Data block:
━━━━━━━━━━━━━━━━━━━━
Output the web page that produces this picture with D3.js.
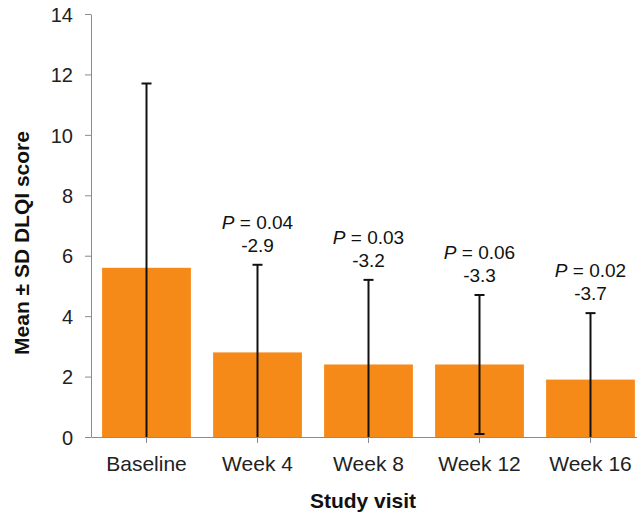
<!DOCTYPE html>
<html><head><meta charset="utf-8">
<script src="https://cdn.jsdelivr.net/npm/d3@7"></script>
<style>body{margin:0;background:#fff}svg{display:block}text{font-family:"Liberation Sans",Arial,sans-serif}</style>
</head><body>
<svg id="c" width="637" height="518"></svg>
<script>
const categories = ["Baseline","Week 4","Week 8","Week 12","Week 16"];
const means = [5.6, 2.8, 2.4, 2.4, 1.9];
const sds = [6.1, 2.9, 2.8, 2.3, 2.2];
const pLabels = [null, "0.04", "0.03", "0.06", "0.02"];
const changes = [null, "-2.9", "-3.2", "-3.3", "-3.7"];
const yTicks = [0,2,4,6,8,10,12,14];

const svg = d3.select("#c");
const x = d3.scaleBand().domain(categories).range([91, 646]).paddingInner(0.2).paddingOuter(0.1);
const y = d3.scaleLinear().domain([0, 14]).range([437, 14]);
const axisColor = "#8c8c8c";
const ff = "'Liberation Sans',Arial,sans-serif";

// y axis
const ya = svg.append("g").attr("transform","translate(91,0)")
  .call(d3.axisLeft(y).tickValues(yTicks).tickSize(6).tickSizeOuter(0));
ya.select(".domain").attr("stroke",axisColor);
ya.selectAll(".tick line").attr("stroke",axisColor);
ya.selectAll(".tick text").attr("font-size",20).attr("fill","#222").attr("x",-18).attr("dy","0.36em")
  .style("font-family",ff);

// bars
svg.selectAll("rect.bar").data(categories).join("rect").attr("class","bar")
  .attr("x", d=>x(d)).attr("width", x.bandwidth())
  .attr("y", (d,i)=>y(means[i])).attr("height",(d,i)=>y(0)-y(means[i]))
  .attr("fill","#F58A19");

// x axis
const xa = svg.append("g").attr("transform","translate(0,437)")
  .call(d3.axisBottom(x).tickSize(6).tickSizeOuter(0));
xa.select(".domain").attr("stroke",axisColor);
xa.selectAll(".tick line").attr("stroke",axisColor);
xa.selectAll(".tick text").attr("font-size",21).attr("fill","#222").attr("y",34).attr("dy",0)
  .style("font-family",ff);

// error bars
const cap = 5;
categories.forEach((c,i)=>{
  const cx = x(c) + x.bandwidth()/2;
  const hi = means[i] + sds[i];
  const loRaw = means[i] - sds[i];
  const lo = Math.max(0, loRaw);
  const g = svg.append("g").attr("stroke","#111").attr("stroke-width",2);
  g.append("line").attr("x1",cx).attr("x2",cx).attr("y1",y(hi)).attr("y2",y(lo));
  g.append("line").attr("x1",cx-cap).attr("x2",cx+cap).attr("y1",y(hi)).attr("y2",y(hi));
  if (loRaw > 0) g.append("line").attr("x1",cx-cap).attr("x2",cx+cap).attr("y1",y(lo)).attr("y2",y(lo));
  if (pLabels[i]) {
    const t = svg.append("text").attr("x",cx).attr("y",y(hi)-36).attr("text-anchor","middle")
      .attr("font-size",19).attr("fill","#111");
    t.append("tspan").attr("font-style","italic").text("P");
    t.append("tspan").text(" = " + pLabels[i]);
    svg.append("text").attr("x",cx).attr("y",y(hi)-13).attr("text-anchor","middle")
      .attr("font-size",19).attr("fill","#111").text(changes[i]);
  }
});

// axis titles
svg.append("text").attr("x",363).attr("y",508).attr("text-anchor","middle")
  .attr("font-size",21).attr("font-weight","bold").attr("fill","#111").text("Study visit");
svg.append("text").attr("transform","translate(29,243) rotate(-90)").attr("text-anchor","middle")
  .attr("font-size",21).attr("font-weight","bold").attr("fill","#111").text("Mean ± SD DLQI score");
</script>
</body></html>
━━━━━━━━━━━━━━━━━━━━
Exercise directions: Retype the listing exactly. Pictures do not belong in the copy.

Solution to this problem:
Output the web page that produces this picture with D3.js.
<!DOCTYPE html>
<html><head><meta charset="utf-8">
<script src="https://cdn.jsdelivr.net/npm/d3@7"></script>
<style>body{margin:0;background:#fff}svg{display:block}text{font-family:"Liberation Sans",Arial,sans-serif}</style>
</head><body>
<svg id="c" width="637" height="518"></svg>
<script>
const categories = ["Baseline","Week 4","Week 8","Week 12","Week 16"];
const means = [5.6, 2.8, 2.4, 2.4, 1.9];
const sds = [6.1, 2.9, 2.8, 2.3, 2.2];
const pLabels = [null, "0.04", "0.03", "0.06", "0.02"];
const changes = [null, "-2.9", "-3.2", "-3.3", "-3.7"];
const yTicks = [0,2,4,6,8,10,12,14];

const svg = d3.select("#c");
const x = d3.scaleBand().domain(categories).range([91, 646]).paddingInner(0.2).paddingOuter(0.1);
const y = d3.scaleLinear().domain([0, 14]).range([437, 14]);
const axisColor = "#8c8c8c";
const ff = "'Liberation Sans',Arial,sans-serif";

// y axis
const ya = svg.append("g").attr("transform","translate(91,0)")
  .call(d3.axisLeft(y).tickValues(yTicks).tickSize(6).tickSizeOuter(0));
ya.select(".domain").attr("stroke",axisColor);
ya.selectAll(".tick line").attr("stroke",axisColor);
ya.selectAll(".tick text").attr("font-size",20).attr("fill","#222").attr("x",-18).attr("dy","0.36em")
  .style("font-family",ff);

// bars
svg.selectAll("rect.bar").data(categories).join("rect").attr("class","bar")
  .attr("x", d=>x(d)).attr("width", x.bandwidth())
  .attr("y", (d,i)=>y(means[i])).attr("height",(d,i)=>y(0)-y(means[i]))
  .attr("fill","#F58A19");

// x axis
const xa = svg.append("g").attr("transform","translate(0,437)")
  .call(d3.axisBottom(x).tickSize(6).tickSizeOuter(0));
xa.select(".domain").attr("stroke",axisColor);
xa.selectAll(".tick line").attr("stroke",axisColor);
xa.selectAll(".tick text").attr("font-size",21).attr("fill","#222").attr("y",34).attr("dy",0)
  .style("font-family",ff);

// error bars
const cap = 5;
categories.forEach((c,i)=>{
  const cx = x(c) + x.bandwidth()/2;
  const hi = means[i] + sds[i];
  const loRaw = means[i] - sds[i];
  const lo = Math.max(0, loRaw);
  const g = svg.append("g").attr("stroke","#111").attr("stroke-width",2);
  g.append("line").attr("x1",cx).attr("x2",cx).attr("y1",y(hi)).attr("y2",y(lo));
  g.append("line").attr("x1",cx-cap).attr("x2",cx+cap).attr("y1",y(hi)).attr("y2",y(hi));
  if (loRaw > 0) g.append("line").attr("x1",cx-cap).attr("x2",cx+cap).attr("y1",y(lo)).attr("y2",y(lo));
  if (pLabels[i]) {
    const t = svg.append("text").attr("x",cx).attr("y",y(hi)-36).attr("text-anchor","middle")
      .attr("font-size",19).attr("fill","#111");
    t.append("tspan").attr("font-style","italic").text("P");
    t.append("tspan").text(" = " + pLabels[i]);
    svg.append("text").attr("x",cx).attr("y",y(hi)-13).attr("text-anchor","middle")
      .attr("font-size",19).attr("fill","#111").text(changes[i]);
  }
});

// axis titles
svg.append("text").attr("x",363).attr("y",508).attr("text-anchor","middle")
  .attr("font-size",21).attr("font-weight","bold").attr("fill","#111").text("Study visit");
svg.append("text").attr("transform","translate(29,243) rotate(-90)").attr("text-anchor","middle")
  .attr("font-size",21).attr("font-weight","bold").attr("fill","#111").text("Mean ± SD DLQI score");
</script>
</body></html>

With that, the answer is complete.